What mask? I’m not wearing a mask. Nah, I’m just kidding. You’re the first person to get it. A lot of the reason why I use masks, in short, [is] because I don’t necessarily want it to be the glorification of my face. My face, my person should be the afterthought. I make these masks — not this one, this is a designer mask, it was very expensive — but I make my own called Starface masks, and kids buy them and wear them. For me it’s like, I want you to feel exactly how I feel on this stage, like we could trade places and it’s the same thing. I want the crowd and me to feel like a singular organism, so to speak. It’s also a way to remind myself that the insecurities I face in the mirror aren’t necessarily the things that I’m bringing to the stage, because what I’m bringing to the stage is who I am. My favorite artists had their hair covering over their face when they were performing — Kurt Cobain, for example. You could call him handsome, but you were there for the music. And don’t get me wrong, one day I’m going to become a sex symbol. But for now, “rock ‘n’ roll symbol” is fine.
Talk a bit about your musical background. How did you first develop a passion for it?
I was created through music, so to speak, because my dad loved Mexican culture so he’d go to Spanish clubs. My mom loved Black culture so she ended up with a Black man — not just because of that culture, but because that was the culture that felt like home to her.
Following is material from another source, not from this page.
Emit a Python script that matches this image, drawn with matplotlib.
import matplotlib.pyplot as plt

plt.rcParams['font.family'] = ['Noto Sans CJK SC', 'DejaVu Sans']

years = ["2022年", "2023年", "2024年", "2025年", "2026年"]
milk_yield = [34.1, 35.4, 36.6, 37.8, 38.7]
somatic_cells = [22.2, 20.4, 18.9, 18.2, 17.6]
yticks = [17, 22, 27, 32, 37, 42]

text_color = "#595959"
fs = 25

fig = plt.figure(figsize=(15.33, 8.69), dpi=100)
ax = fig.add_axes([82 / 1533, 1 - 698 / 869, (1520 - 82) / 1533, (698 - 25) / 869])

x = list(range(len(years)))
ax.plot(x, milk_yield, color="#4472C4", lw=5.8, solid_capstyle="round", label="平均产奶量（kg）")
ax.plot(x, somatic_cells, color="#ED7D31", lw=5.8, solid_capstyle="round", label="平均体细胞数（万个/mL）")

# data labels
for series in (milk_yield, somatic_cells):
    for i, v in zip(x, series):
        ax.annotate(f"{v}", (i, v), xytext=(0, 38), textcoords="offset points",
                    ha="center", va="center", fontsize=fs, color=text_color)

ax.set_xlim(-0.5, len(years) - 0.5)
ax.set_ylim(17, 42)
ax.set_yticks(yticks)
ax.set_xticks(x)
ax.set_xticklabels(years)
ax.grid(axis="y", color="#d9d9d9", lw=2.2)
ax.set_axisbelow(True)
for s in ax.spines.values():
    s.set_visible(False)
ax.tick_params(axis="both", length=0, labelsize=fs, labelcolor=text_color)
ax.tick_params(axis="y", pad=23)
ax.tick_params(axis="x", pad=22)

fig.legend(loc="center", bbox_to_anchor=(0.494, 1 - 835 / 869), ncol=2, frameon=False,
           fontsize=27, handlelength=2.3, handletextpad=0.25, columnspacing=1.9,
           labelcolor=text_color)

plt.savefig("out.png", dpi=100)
So having musical parents in that way, I decided when I was 13 that I wanted to do music for the rest of my life. I always wanted to do something more instrumental, but I grew up in an impoverished community where instruments or educators of instruments were few and far between. So I would take the bus to Guitar Center after school every single day. I played piano there every day, and I didn’t know what I was doing for the first two years of doing that. But after a certain time, they knew me and they would give me water and soda. So I would just be in there, and that’s kind of how I learned how to play piano and scales. I essentially found my way through music just by being a utilitarian.
You have a new song, “Porn Acting.” Tell me a bit about how that song came to be and the meaning behind it.
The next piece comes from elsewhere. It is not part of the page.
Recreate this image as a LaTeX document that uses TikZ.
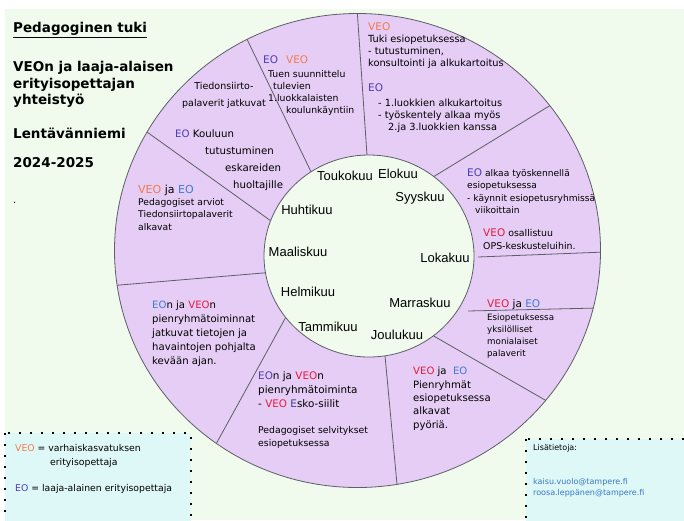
\documentclass[tikz,border=0pt]{standalone}
\usepackage{fontspec}
\setmainfont{DejaVu Sans}
\newfontfamily\monthfont{Liberation Sans}
\usepackage{xcolor}
\definecolor{bggreen}{HTML}{F0FBEE}
\definecolor{ringpurple}{HTML}{E5CDF5}
\definecolor{boxcyan}{HTML}{DDF8F6}
\definecolor{veoorange}{HTML}{F27B4B}
\definecolor{veored}{HTML}{E8193C}
\definecolor{eopurple}{HTML}{4C3BB8}
\definecolor{eoblue}{HTML}{3E7BD6}
\definecolor{eskoblue}{HTML}{3B3F8C}
\definecolor{maillink}{HTML}{3A78C8}
\definecolor{spokegray}{HTML}{5E5E66}
\newcommand{\veo}{\textcolor{veoorange}{VEO}}
\newcommand{\veor}{\textcolor{veored}{VEO}}
\newcommand{\eop}{\textcolor{eopurple}{EO}}
\newcommand{\eob}{\textcolor{eoblue}{EO}}
\newcommand{\fs}[2]{\fontsize{#1pt}{#2pt}\selectfont}
\newcommand{\hd}[1]{{\fontsize{10.5pt}{12pt}\selectfont #1}}
\tikzset{
  month/.style={font=\monthfont\fs{13}{15}, inner sep=0pt},
  note/.style={anchor=north west, align=left, inner sep=0pt},
  titlenote/.style={note, font=\bfseries\fs{13.5}{16.5}},
  spoke/.style={draw=spokegray, line width=0.8pt},
  dotbox/.style={fill=boxcyan, draw=black, line width=2pt, dash pattern=on 2pt off 9pt}
}

\begin{document}
\begin{tikzpicture}[x=1pt, y=-1pt]
\useasboundingbox (0,0) rectangle (684,520);
\fill[white] (0,0) rectangle (684,520);
\fill[bggreen] (5,9) rectangle (684,520);

\draw[dotbox] (5,433) rectangle (191,530);
\draw[dotbox] (526,439) rectangle (690,530);

\filldraw[fill=ringpurple, draw=spokegray, line width=0.8pt] (357.5,250.5) ellipse [x radius=243pt, y radius=237pt];
\begin{scope}
  \clip (357.5,250.5) ellipse [x radius=243pt, y radius=237pt];
  \foreach \ax/\ay/\bx/\by in {244/33/315/180, 357/8/368/170, 559/100/420/185,
      605/252/478/257, 598/308/468/311, 552/404/425/331, 398/495/384/345,
      210/455/292/306, 108/286/275/272, 140/127/278/226}
    \draw[spoke] (\ax,\ay) -- (\bx,\by);
\end{scope}
\filldraw[fill=bggreen, draw=spokegray, line width=0.8pt] (369,256) ellipse [x radius=105pt, y radius=101pt];

\node[month] (toukokuu) at (345,176) {Toukokuu};
\node[month] (elokuu) at (398,174) {Elokuu};
\node[month] (syyskuu) at (420,198) {Syyskuu};
\node[month] (huhtikuu) at (307,210) {Huhtikuu};
\node[month] (maaliskuu) at (298,252) {Maaliskuu};
\node[month] (lokakuu) at (445,258) {Lokakuu};
\node[month] (helmikuu) at (308,292) {Helmikuu};
\node[month] (marraskuu) at (420,303) {Marraskuu};
\node[month] (tammikuu) at (328,327) {Tammikuu};
\node[month] (joulukuu) at (397,335) {Joulukuu};

\node[titlenote] (otsikko) at (13,22.4) {\underline{Pedagoginen tuki}};
\node[titlenote] (yhteistyo) at (13,61.4) {VEOn ja laaja-alaisen\\erityisopettajan\\yhteistyö};
\node[titlenote] (koulu) at (13,127.4) {Lentävänniemi};
\node[titlenote] (vuosi) at (13,157.4) {2024-2025};
\node[anchor=base west, inner sep=0pt, font=\fs{10}{12}] (piste) at (13,203) {.};

\node[note, anchor=north, align=center, font=\fs{9.5}{16.5}] (jatkuvat) at (224,82.2) {Tiedonsiirto-\\palaverit jatkuvat};
\node[note, font=\fs{10.2}{16.7}] (kouluun) at (175,130) {\eop{} Kouluun\\\hspace*{30pt}tutustuminen\\\hspace*{50pt}eskareiden\\\hspace*{58pt}huoltajille};

\node[note, font=\fs{10.5}{12}] (eoveo) at (263,56) {\eop\hspace{8pt}\veo};
\node[note, font=\fs{9.3}{12}] (tuen) at (268,70.3) {Tuen suunnittelu\\\hspace*{5pt}tulevien\\1.luokkalaisten\\\hspace*{18pt}koulunkäyntiin};

\node[note, font=\fs{10.5}{12}] (veo-tuki) at (368,23) {\veo};
\node[note, font=\fs{9.8}{12}] (tukiteksti) at (368,35.1) {Tuki esiopetuksessa\\- tutustuminen,\\konsultointi ja alkukartoitus};
\node[note, font=\fs{10.5}{12}] (eo-alku) at (368,84) {\eop};
\node[note, font=\fs{9.8}{12}] (alkukartoitus) at (378,99.1) {- 1.luokkien alkukartoitus\\- työskentely alkaa myös\\\hspace*{10pt}2.ja 3.luokkien kanssa};

\node[note, font=\fs{9.1}{12.5}] (alkaa) at (467,168.3) {\hd{\eop} alkaa työskennellä\\esiopetuksessa\\- käynnit esiopetusryhmissä\\\hspace*{8pt}viikoittain};
\node[note, font=\fs{9.4}{13}] (ops) at (483,228.2) {\hd{\veor} osallistuu\\OPS-keskusteluihin.};

\node[note, font=\fs{10.5}{12}] (yksilolliset-otsikko) at (487,299) {\veor{} ja \eob};
\node[note, font=\fs{8.7}{12}] (yksilolliset) at (487,313.5) {Esiopetuksessa\\yksilölliset\\monialaiset\\palaverit};

\node[note, font=\fs{10.1}{13.3}] (pienryhmat) at (413,367) {\veor{} ja\ \ \eob\\Pienryhmät\\esiopetuksessa\\alkavat\\pyöriä.};

\node[note, font=\fs{10.4}{14}] (esko) at (258,371.8) {\eop{}n ja \veor{}n\\pienryhmätoiminta\\- \veor{} \textcolor{eskoblue}{E}sko-siilit};
\node[note, font=\fs{9.3}{12.5}] (selvitykset) at (258,426.3) {Pedagogiset selvitykset\\esiopetuksessa};

\node[note, font=\fs{10.1}{14}] (kevaan) at (152,301) {\eob{}n ja \veor{}n\\pienryhmätoiminnat\\jatkuvat tietojen ja\\havaintojen pohjalta\\kevään ajan.};

\node[note, font=\fs{11}{12}] (arviot-otsikko) at (138,184.6) {\veo{} ja \eob};
\node[note, font=\fs{9.2}{12.5}] (arviot) at (138,198.3) {Pedagogiset arviot\\Tiedonsiirtopalaverit\\alkavat};

\node[note, font=\fs{9.3}{14}] (selite-veo) at (15,444.3) {\veo{} = varhaiskasvatuksen\\\hspace*{35pt}erityisopettaja};
\node[note, font=\fs{9.3}{12}] (selite-eo) at (15,484.3) {\eop{} = laaja-alainen erityisopettaja};

\node[note, font=\fs{8}{11}] (lisatietoja) at (533,443.8) {Lisätietoja:};
\node[note, font=\fs{8}{11}, text=maillink] (sahkopostit) at (533,477.8) {kaisu.vuolo@tampere.fi\\roosa.leppänen@tampere.fi};
\end{tikzpicture}
\end{document}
That song came from me and my drummer actually being at Rick Rubin’s studio at Shangri-La, and we were just going back and forth on the bands we love and why we love them and figuring out what little nuances a band did that made them so good. For instance, “Porn Acting” is a homage to a Weezer record. It’s like, this is a Black kid doing Weezer, but without disrespecting the fact that Weezer was Weezer, and I’m not really into reviving something that was so definitively their thing. But I’m like, this bend in this guitar right here makes this sounds so good… People have this inclination that I’m pop-punk, and I really dislike it. But I get it, it’s because it’s an easy form of access where it’s just like, oh, there’s a lot of melodies and hooks and then there’s screaming, which in all formulas should definitely make pop-punk. I also don’t consider myself punk at all. People are like, “Oh, you’re a punk artist.” I’m like, no, because I know actual punks who live and breathe that. I’m a songwriter that likes specific things and I like tones and textures, so when we were making “Porn Acting” I wanted to make it a point to be like, “This isn’t that. Please don’t call it that. And if you do call it that, just understand that you’re wrong.”
How are you hoping to change the landscape of music today?
I want to start a whole institution where we have low-income kids come play instruments for a full summer, like a summer camp for music, and then they get to take the instrument home and also get to come work in the summer camp for their school service hours. I feel like it will bring Black, white, Hispanic, Pacific Islander, Asian, whoever all together in a melting pot where it lessens the gap of divisiveness, and that’s the mission statement of what I want to do. My own School of Rock.